> **Information shown**
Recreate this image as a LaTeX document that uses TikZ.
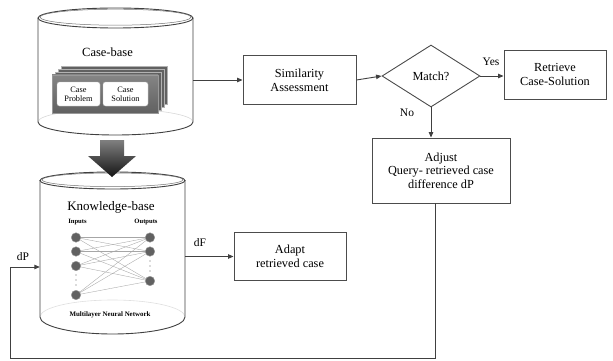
\documentclass[tikz,border=0pt]{standalone}
\usepackage{fontspec}
\setmainfont{Liberation Serif}
\usetikzlibrary{arrows.meta,shapes.geometric}
\begin{document}
\begin{tikzpicture}[x=1pt,y=-1pt,
  line/.style={draw=black!75, line width=0.9pt},
  arr/.style={line, -{Triangle[length=5.5pt,width=4.5pt]}},
  box/.style={draw=black!70, line width=0.9pt, fill=white, align=center, inner sep=0pt,
              font=\fontsize{12.3}{13.6}\selectfont},
  lbl/.style={font=\fontsize{11.5}{12}\selectfont, inner sep=0pt},
  cyl/.style={draw=black!75, line width=0.9pt},
  neuron/.style={circle, fill=black!62, draw=black!40, line width=0.4pt, minimum size=9.5pt, inner sep=0pt},
  synapse/.style={draw=black!35, line width=0.35pt},
  cardbox/.style={draw=black!25, line width=0.4pt, fill=white, rounded corners=2.5pt, align=center,
                  inner sep=0pt, minimum width=43pt, minimum height=24pt,
                  font=\fontsize{8.3}{8.8}\selectfont},
  tiny/.style={inner sep=0pt, font=\bfseries\fontsize{6.6}{7}\selectfont},
]
\useasboundingbox (0,0) rectangle (613,361);

% ---------- Case-base cylinder ----------
\node[minimum width=155pt, minimum height=127pt, inner sep=0pt] (cb) at (115.5,71.5) {};
\fill[white] (38,18) -- (38,122) arc[start angle=180,end angle=360,x radius=77.5pt,y radius=13pt] -- (193,18) -- cycle;
\draw[black!15, line width=0.6pt] (38,122) arc[start angle=180,end angle=0,x radius=77.5pt,y radius=13pt];
\draw[cyl] (38,18) -- (38,122) arc[start angle=180,end angle=360,x radius=77.5pt,y radius=13pt] -- (193,18);
\draw[cyl, fill=white] (115.5,18) ellipse[x radius=77.5pt, y radius=10pt];
\draw[black!55, line width=0.5pt] (115.5,17.2) ellipse[x radius=75.5pt, y radius=8pt];
\node[inner sep=0pt, font=\fontsize{12.5}{13}\selectfont] (cbt) at (107.5,52) {Case-base};

% stack of case cards
\foreach \i in {3,2,1}
  \draw[fill=black!62, draw=black!30, line width=0.5pt] (52+3*\i,75-3*\i) rectangle (158+3*\i,113-3*\i);
\shade[top color=black!48, bottom color=black!62, draw=black!40, line width=0.5pt] (52,75) rectangle (158,113);
\draw[black!40, line width=0.5pt] (52,75) rectangle (158,113);
\node[cardbox] (prob) at (78.5,94) {Case\\Problem};
\node[cardbox, minimum width=45pt] (sol) at (125.5,94) {Case\\Solution};

% ---------- Knowledge-base cylinder ----------
\node[minimum width=145pt, minimum height=163pt, inner sep=0pt] (kb) at (112.5,253.5) {};
\fill[white] (40,180) -- (40,317) arc[start angle=180,end angle=360,x radius=72.5pt,y radius=17pt] -- (185,180) -- cycle;
\draw[black!12, line width=0.6pt] (40,317) arc[start angle=180,end angle=0,x radius=72.5pt,y radius=17pt];
\draw[cyl] (40,180) -- (40,317) arc[start angle=180,end angle=360,x radius=72.5pt,y radius=17pt] -- (185,180);
\draw[cyl, fill=white] (112.5,180.5) ellipse[x radius=72.5pt, y radius=8.5pt];
\draw[black!55, line width=0.5pt] (112.5,179.8) ellipse[x radius=70.5pt, y radius=6.8pt];
\node[inner sep=0pt, font=\fontsize{13}{14}\selectfont] (kbt) at (111,207) {Knowledge-base};
\node[tiny] (inl) at (77.5,222) {Inputs};
\node[tiny] (outl) at (146,222) {Outputs};
\node[tiny, font=\bfseries\fontsize{6.9}{7}\selectfont] (mnn) at (110,315) {Multilayer Neural Network};

% neural network
\foreach \n/\y in {i1/237.5,i2/251.5,i3/266,i4/295} \coordinate (\n) at (76,\y);
\foreach \n/\y in {o1/237.5,o2/251.5,o3/281} \coordinate (\n) at (150,\y);
\foreach \a in {i1,i2,i3,i4}
  \foreach \b in {o1,o2,o3}
    \draw[synapse] (\a) -- (\b);
\foreach \n in {i1,i2,i3,i4,o1,o2,o3} \node[neuron] at (\n) {};
\foreach \y in {275,280,285} \fill[black!60] (76,\y) circle[radius=0.55pt];
\foreach \y in {261,266,271} \fill[black!60] (150,\y) circle[radius=0.55pt];

% transfer arrow from case-base to knowledge-base
\shade[top color=black!50, bottom color=black!92]
  (100,140) -- (124,140) -- (124,156) -- (136,156) -- (112,177) -- (88,156) -- (100,156) -- cycle;

% ---------- process boxes ----------
\node[box, minimum width=113pt, minimum height=49pt] (sim) at (299.5,80) {Similarity\\Assessment};
\node[box, diamond, minimum width=98pt, minimum height=62pt, aspect=1.6,
      font=\fontsize{12.3}{13}\selectfont] (match) at (431,76) {Match?};
\node[box, minimum width=102pt, minimum height=49pt] (ret) at (555,74.5) {Retrieve\\Case-Solution};
\node[box, minimum width=138pt, minimum height=65pt] (adj) at (441,170.5) {Adjust\\Query- retrieved case\\difference dP};
\node[box, minimum width=112pt, minimum height=48pt] (adapt) at (290,256.5) {Adapt\\retrieved case};

% ---------- connectors ----------
\draw[arr] (cb.east |- sim.west) -- (sim.west);
\draw[arr] (sim.east) -- (match.west);
\draw[arr] (match.east) -- (ret.west |- match.east);
\node[lbl] (yes) at (491,62) {Yes};
\draw[arr] (match.south) -- (match.south |- adj.north);
\node[lbl] (no) at (407,113) {No};
\draw[arr] (kb.east |- adapt.west) -- (adapt.west);
\node[lbl] (df) at (200,243) {dF};

% feedback of dP into the knowledge-base
\coordinate (fb) at (435,358.5);
\coordinate (fl) at (10,358.5);
\coordinate (fin) at (10,267);
\draw[arr] (fb |- adj.south) -- (fb) -- (fl) -- (fin) -- (kb.west |- fin);
\node[lbl] (dp) at (23,257) {dP};
\end{tikzpicture}
\end{document}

> **Instructions for the task**
Restate the full listing verbatim and drop every picture.

> **Task answer**
Recreate this image as a LaTeX document that uses TikZ.
\documentclass[tikz,border=0pt]{standalone}
\usepackage{fontspec}
\setmainfont{Liberation Serif}
\usetikzlibrary{arrows.meta,shapes.geometric}
\begin{document}
\begin{tikzpicture}[x=1pt,y=-1pt,
  line/.style={draw=black!75, line width=0.9pt},
  arr/.style={line, -{Triangle[length=5.5pt,width=4.5pt]}},
  box/.style={draw=black!70, line width=0.9pt, fill=white, align=center, inner sep=0pt,
              font=\fontsize{12.3}{13.6}\selectfont},
  lbl/.style={font=\fontsize{11.5}{12}\selectfont, inner sep=0pt},
  cyl/.style={draw=black!75, line width=0.9pt},
  neuron/.style={circle, fill=black!62, draw=black!40, line width=0.4pt, minimum size=9.5pt, inner sep=0pt},
  synapse/.style={draw=black!35, line width=0.35pt},
  cardbox/.style={draw=black!25, line width=0.4pt, fill=white, rounded corners=2.5pt, align=center,
                  inner sep=0pt, minimum width=43pt, minimum height=24pt,
                  font=\fontsize{8.3}{8.8}\selectfont},
  tiny/.style={inner sep=0pt, font=\bfseries\fontsize{6.6}{7}\selectfont},
]
\useasboundingbox (0,0) rectangle (613,361);

% ---------- Case-base cylinder ----------
\node[minimum width=155pt, minimum height=127pt, inner sep=0pt] (cb) at (115.5,71.5) {};
\fill[white] (38,18) -- (38,122) arc[start angle=180,end angle=360,x radius=77.5pt,y radius=13pt] -- (193,18) -- cycle;
\draw[black!15, line width=0.6pt] (38,122) arc[start angle=180,end angle=0,x radius=77.5pt,y radius=13pt];
\draw[cyl] (38,18) -- (38,122) arc[start angle=180,end angle=360,x radius=77.5pt,y radius=13pt] -- (193,18);
\draw[cyl, fill=white] (115.5,18) ellipse[x radius=77.5pt, y radius=10pt];
\draw[black!55, line width=0.5pt] (115.5,17.2) ellipse[x radius=75.5pt, y radius=8pt];
\node[inner sep=0pt, font=\fontsize{12.5}{13}\selectfont] (cbt) at (107.5,52) {Case-base};

% stack of case cards
\foreach \i in {3,2,1}
  \draw[fill=black!62, draw=black!30, line width=0.5pt] (52+3*\i,75-3*\i) rectangle (158+3*\i,113-3*\i);
\shade[top color=black!48, bottom color=black!62, draw=black!40, line width=0.5pt] (52,75) rectangle (158,113);
\draw[black!40, line width=0.5pt] (52,75) rectangle (158,113);
\node[cardbox] (prob) at (78.5,94) {Case\\Problem};
\node[cardbox, minimum width=45pt] (sol) at (125.5,94) {Case\\Solution};

% ---------- Knowledge-base cylinder ----------
\node[minimum width=145pt, minimum height=163pt, inner sep=0pt] (kb) at (112.5,253.5) {};
\fill[white] (40,180) -- (40,317) arc[start angle=180,end angle=360,x radius=72.5pt,y radius=17pt] -- (185,180) -- cycle;
\draw[black!12, line width=0.6pt] (40,317) arc[start angle=180,end angle=0,x radius=72.5pt,y radius=17pt];
\draw[cyl] (40,180) -- (40,317) arc[start angle=180,end angle=360,x radius=72.5pt,y radius=17pt] -- (185,180);
\draw[cyl, fill=white] (112.5,180.5) ellipse[x radius=72.5pt, y radius=8.5pt];
\draw[black!55, line width=0.5pt] (112.5,179.8) ellipse[x radius=70.5pt, y radius=6.8pt];
\node[inner sep=0pt, font=\fontsize{13}{14}\selectfont] (kbt) at (111,207) {Knowledge-base};
\node[tiny] (inl) at (77.5,222) {Inputs};
\node[tiny] (outl) at (146,222) {Outputs};
\node[tiny, font=\bfseries\fontsize{6.9}{7}\selectfont] (mnn) at (110,315) {Multilayer Neural Network};

% neural network
\foreach \n/\y in {i1/237.5,i2/251.5,i3/266,i4/295} \coordinate (\n) at (76,\y);
\foreach \n/\y in {o1/237.5,o2/251.5,o3/281} \coordinate (\n) at (150,\y);
\foreach \a in {i1,i2,i3,i4}
  \foreach \b in {o1,o2,o3}
    \draw[synapse] (\a) -- (\b);
\foreach \n in {i1,i2,i3,i4,o1,o2,o3} \node[neuron] at (\n) {};
\foreach \y in {275,280,285} \fill[black!60] (76,\y) circle[radius=0.55pt];
\foreach \y in {261,266,271} \fill[black!60] (150,\y) circle[radius=0.55pt];

% transfer arrow from case-base to knowledge-base
\shade[top color=black!50, bottom color=black!92]
  (100,140) -- (124,140) -- (124,156) -- (136,156) -- (112,177) -- (88,156) -- (100,156) -- cycle;

% ---------- process boxes ----------
\node[box, minimum width=113pt, minimum height=49pt] (sim) at (299.5,80) {Similarity\\Assessment};
\node[box, diamond, minimum width=98pt, minimum height=62pt, aspect=1.6,
      font=\fontsize{12.3}{13}\selectfont] (match) at (431,76) {Match?};
\node[box, minimum width=102pt, minimum height=49pt] (ret) at (555,74.5) {Retrieve\\Case-Solution};
\node[box, minimum width=138pt, minimum height=65pt] (adj) at (441,170.5) {Adjust\\Query- retrieved case\\difference dP};
\node[box, minimum width=112pt, minimum height=48pt] (adapt) at (290,256.5) {Adapt\\retrieved case};

% ---------- connectors ----------
\draw[arr] (cb.east |- sim.west) -- (sim.west);
\draw[arr] (sim.east) -- (match.west);
\draw[arr] (match.east) -- (ret.west |- match.east);
\node[lbl] (yes) at (491,62) {Yes};
\draw[arr] (match.south) -- (match.south |- adj.north);
\node[lbl] (no) at (407,113) {No};
\draw[arr] (kb.east |- adapt.west) -- (adapt.west);
\node[lbl] (df) at (200,243) {dF};

% feedback of dP into the knowledge-base
\coordinate (fb) at (435,358.5);
\coordinate (fl) at (10,358.5);
\coordinate (fin) at (10,267);
\draw[arr] (fb |- adj.south) -- (fb) -- (fl) -- (fin) -- (kb.west |- fin);
\node[lbl] (dp) at (23,257) {dP};
\end{tikzpicture}
\end{document}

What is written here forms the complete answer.